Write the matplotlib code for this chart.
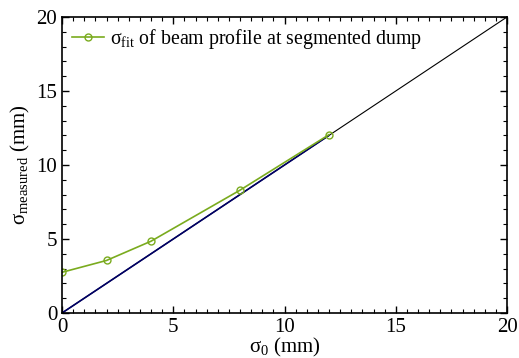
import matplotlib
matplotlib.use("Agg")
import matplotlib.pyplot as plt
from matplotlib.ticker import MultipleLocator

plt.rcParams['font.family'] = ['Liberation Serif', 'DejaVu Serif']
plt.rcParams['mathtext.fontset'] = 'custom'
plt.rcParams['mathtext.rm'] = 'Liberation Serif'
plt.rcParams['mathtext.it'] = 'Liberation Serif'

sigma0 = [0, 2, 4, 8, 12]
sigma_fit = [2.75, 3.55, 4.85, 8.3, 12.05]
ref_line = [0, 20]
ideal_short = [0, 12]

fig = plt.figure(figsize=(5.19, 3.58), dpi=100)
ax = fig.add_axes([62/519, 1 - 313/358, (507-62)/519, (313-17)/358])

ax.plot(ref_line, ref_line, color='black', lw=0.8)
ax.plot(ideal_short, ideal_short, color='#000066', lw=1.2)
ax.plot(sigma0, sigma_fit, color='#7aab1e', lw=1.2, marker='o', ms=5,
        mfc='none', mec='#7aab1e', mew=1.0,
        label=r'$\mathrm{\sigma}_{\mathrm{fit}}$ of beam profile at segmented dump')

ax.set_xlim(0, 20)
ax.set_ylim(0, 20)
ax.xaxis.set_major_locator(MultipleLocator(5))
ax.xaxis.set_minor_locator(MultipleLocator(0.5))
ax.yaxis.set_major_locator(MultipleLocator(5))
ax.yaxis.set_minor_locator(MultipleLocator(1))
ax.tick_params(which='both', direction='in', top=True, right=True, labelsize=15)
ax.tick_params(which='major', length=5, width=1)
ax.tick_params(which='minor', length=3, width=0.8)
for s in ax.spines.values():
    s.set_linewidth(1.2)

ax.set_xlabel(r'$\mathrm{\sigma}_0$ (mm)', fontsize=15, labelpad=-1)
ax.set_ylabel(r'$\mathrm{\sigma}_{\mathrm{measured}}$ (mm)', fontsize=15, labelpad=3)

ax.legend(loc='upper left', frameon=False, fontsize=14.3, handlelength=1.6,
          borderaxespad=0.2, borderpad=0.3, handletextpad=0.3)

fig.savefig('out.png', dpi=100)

> **GIVEN TASK**
Starting at the top of the listing above, please restate word for word each line up to and including the one that holds "ideal_short = [0, 12]", omitting every image.

> **SOLUTION TO THE EXERCISE**
Write the matplotlib code for this chart.
import matplotlib
matplotlib.use("Agg")
import matplotlib.pyplot as plt
from matplotlib.ticker import MultipleLocator

plt.rcParams['font.family'] = ['Liberation Serif', 'DejaVu Serif']
plt.rcParams['mathtext.fontset'] = 'custom'
plt.rcParams['mathtext.rm'] = 'Liberation Serif'
plt.rcParams['mathtext.it'] = 'Liberation Serif'

sigma0 = [0, 2, 4, 8, 12]
sigma_fit = [2.75, 3.55, 4.85, 8.3, 12.05]
ref_line = [0, 20]
ideal_short = [0, 12]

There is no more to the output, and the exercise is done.